The pressure is on: Relieving patient pressure injuries
Updated: Feb 10
In May of this year, a news story made the rounds about a 77-year old in an Ontario hospital, dying, not of a head injury or terminal illness – but from a bedsore. The infection from the bedsore had burrowed into the man’s bones and into his blood, making recovery unlikely.
The “beyond staging” wound was only discovered when the patient was being moved between facilities for surgery. His daughters made the story public in a bid to raise awareness of the issue they call a “silent killer.”
What exactly is a bedsore? An entirely preventable, localized pressure injury caused as a result of intense and/or prolonged pressure and/or prolonged pressure in combination with shear.
Dr. Morty Eisenberg, president of Wounds Canada, says the most recent data available suggests 26 percent of patients in hospitals and long-term care facilities develop pressure wounds, which, when severe, can be deadly.
This means better than one in four patients in Canada had a pressure injury in 2016. There’s little reason to believe the numbers have shifted much in the last few years, as pressure injuries continue to be a problem: The most recent data available from Ontario’s ministry of Health is from 2016, when more than 10,000 cases of pressure wounds were reported by hospitals across Ontario, and 24,500 cases were reported in long-term care facilities that same year.
You think, “there must be a better way.” And there is.
XSENSOR is a world leader in interface pressure measurement technology. For more than 20 years they’ve built pressure imaging systems with outstanding accuracy and quality for nurses and therapists around the world.
Clinicians have long-used pressure imaging to reduce the risk of tissue injury for wheelchair users; directly addressing the problem for limited-mobility patients, today’s superior pressure imaging technology means accurate data is now possible for extended periods of time to monitor patients in hospital beds and operating rooms as well.
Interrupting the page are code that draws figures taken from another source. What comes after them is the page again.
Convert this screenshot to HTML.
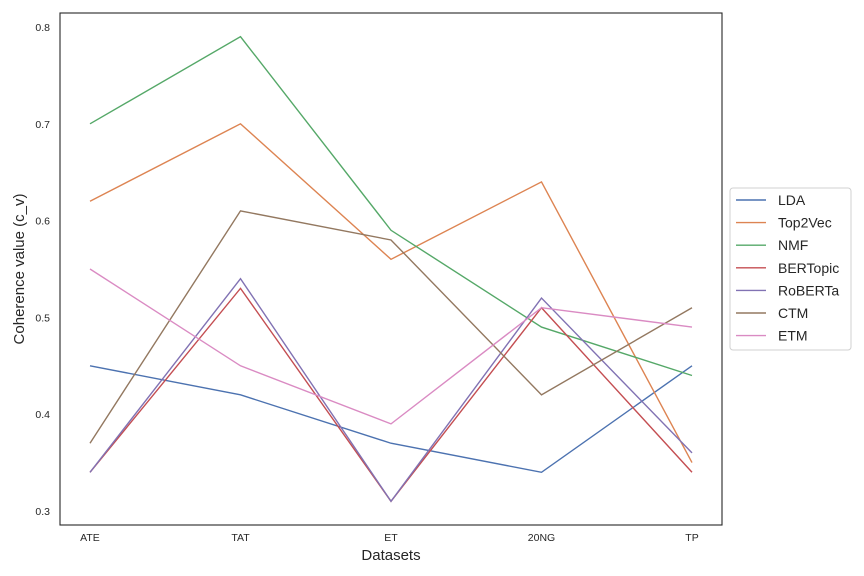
<!DOCTYPE html>
<html><head><meta charset="utf-8"><style>
html,body{margin:0;padding:0;background:#fff;}
svg{display:block;font-family:"Liberation Sans","DejaVu Sans",sans-serif;}
</style></head><body>
<svg id="chart" width="864" height="576">
<rect x="60" y="13" width="662" height="512" fill="#fff" stroke="#262626" stroke-width="1.1"/>
<g id="yticks"></g>
<g id="xticks"></g>
<g id="lines"></g>
<text x="391" y="560" text-anchor="middle" font-size="15" fill="#262626">Datasets</text>
<text transform="translate(24,269) rotate(-90)" text-anchor="middle" font-size="15" fill="#262626">Coherence value (c_v)</text>
<g id="legend">
<rect x="730" y="188" width="121" height="162" rx="3" fill="#fff" stroke="#d0d0d0"/>
</g>
</svg>
<script>
const categories = ["ATE","TAT","ET","20NG","TP"];
const seriesNames = ["LDA","Top2Vec","NMF","BERTopic","RoBERTa","CTM","ETM"];
const LDA = [0.45,0.42,0.37,0.34,0.45];
const Top2Vec = [0.62,0.70,0.56,0.64,0.35];
const NMF = [0.70,0.79,0.59,0.49,0.44];
const BERTopic = [0.34,0.53,0.31,0.51,0.34];
const RoBERTa = [0.34,0.54,0.31,0.52,0.36];
const CTM = [0.37,0.61,0.58,0.42,0.51];
const ETM = [0.55,0.45,0.39,0.51,0.49];
const yTicks = [0.3,0.4,0.5,0.6,0.7,0.8];
const seriesValues = [LDA,Top2Vec,NMF,BERTopic,RoBERTa,CTM,ETM];
const colors = ["#4c72b0","#dd8452","#55a868","#c44e52","#8172b3","#937860","#da8bc3"];
const NS="http://www.w3.org/2000/svg";
function xs(i){return 90 + i*(692-90)/(categories.length-1);}
function ys(v){return 511 - (v-0.3)*968;}
function mk(tag,attrs,parent){const e=document.createElementNS(NS,tag);for(const k in attrs)e.setAttribute(k,attrs[k]);parent.appendChild(e);return e;}
const yg=document.getElementById('yticks');
yTicks.forEach(t=>{
  const tx=mk('text',{x:50,y:ys(t)+4,'text-anchor':'end','font-size':'10.5',fill:'#262626'},yg);
  tx.textContent=t.toFixed(1);
  
  
});
const xg=document.getElementById('xticks');
categories.forEach((c,i)=>{
  const tx=mk('text',{x:xs(i),y:541,'text-anchor':'middle','font-size':'10.5',fill:'#262626'},xg);
  tx.textContent=c;
  
  
});
const lg=document.getElementById('lines');
seriesValues.forEach((vals,si)=>{
  const pts=vals.map((v,i)=>xs(i)+','+ys(v)).join(' ');
  const pl=mk('polyline',{points:pts,fill:'none',stroke:colors[si],'stroke-width':'1.4'},lg);
  
  
});
const leg=document.getElementById('legend');
seriesNames.forEach((n,i)=>{
  const y=200+i*22.6;
  const ln=mk('line',{x1:736,x2:766,y1:y,y2:y,stroke:colors[i],'stroke-width':'1.4'},leg);
  
  
  const tx=mk('text',{x:778,y:y+5,'font-size':'14',fill:'#262626'},leg);
  tx.textContent=n;
  
  
});
</script>
</body></html>
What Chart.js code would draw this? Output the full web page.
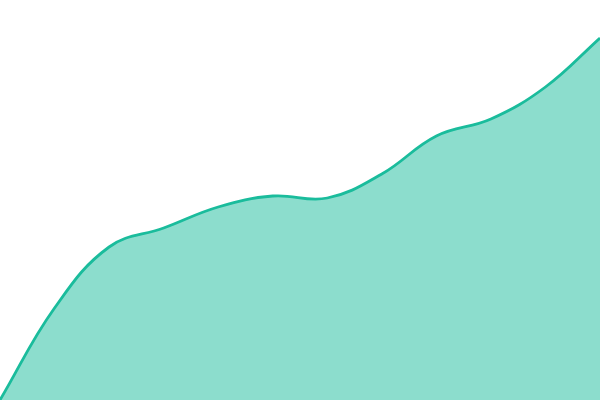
<!DOCTYPE html>
<html lang="en">
<head>
  <meta charset="UTF-8">
  <title>Area chart</title>
  <script src="https://cdn.jsdelivr.net/npm/chart.js"></script>
  <style>
    html, body { margin: 0; padding: 0; background: #fff; }
    #box { width: 600px; height: 400px; }
  </style>
</head>
<body>
  <div id="box"><canvas id="grafico"></canvas></div>

  <script>
    // data
    const labels = ['1', '2', '3', '4', '5', '6', '7', '8', '9', '10', '11', '12'];
    const values = [0, 92, 153, 172, 193, 204, 202, 226, 264, 281, 313, 362];
    const yMin = 0;
    const yMax = 400;

    const ctx = document.getElementById('grafico').getContext('2d');

    new Chart(ctx, {
      type: 'line',
      data: {
        labels: labels,
        datasets: [{
          data: values,
          borderColor: '#1abc9c',
          backgroundColor: 'rgba(26, 188, 156, 0.5)',
          borderWidth: 2.8,
          fill: true,
          tension: 0.4,
          pointRadius: 0
        }]
      },
      options: {
        responsive: true,
        maintainAspectRatio: false,
        animation: false,
        layout: { padding: 0 },
        plugins: {
          legend: { display: false },
          tooltip: { enabled: false }
        },
        scales: {
          x: { display: false, offset: false },
          y: { display: false, min: yMin, max: yMax }
        }
      }
    });
  </script>
</body>
</html>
The result is information that can be used to improve post-surgical care of body areas subjected to extended pressure exposure. Hospital bed sensors provide accurate, high resolution pressure measurements allowing clinicians to observe and measure pressure over an extended period of time to ensure persistent pressures are relieved. Potentially life-threatening pressure sores can be detected early and mitigated, in particular on the head and neck, sacrum, chest and heels.
While it’s perhaps unsurprising that long term hospital bed stays put patients at risk of pressure injuries, what may be unexpected are studies showing that 23% of all hospital associated pressure ulcers (HAPU’s) actually begin in the operating room.
Indeed, pressure wounds are a common occurrence in prolonged surgical procedures. In fact, there is a direct relationship between the length of a surgery and the increase in HAPU’s. Risk begins after 2.5 hours in the OR, increasing exponentially after 4 hours. One study quantified the risk of pressure injuries increased by 33% for every 30 minutes after the first 4 hours of surgery.
Awareness of the location and magnitude of peak pressures means clinicians can run interference on the development of pressure injuries well in advance of them occurring. Implementing accurate, tissue pressure sensing pads into surgical surfaces as XSENSOR has, means real-time data to inform improved pre-surgery positioning, to adjust patients if/when the opportunity allows during surgery and to identify risk areas for follow up post surgery as well.
Bedsores are entirely preventable. With the help of pressuring imaging technology, clinicians can dramatically decrease their incidence, offer vastly improved client care, and make this “silent killer” a thing of the past.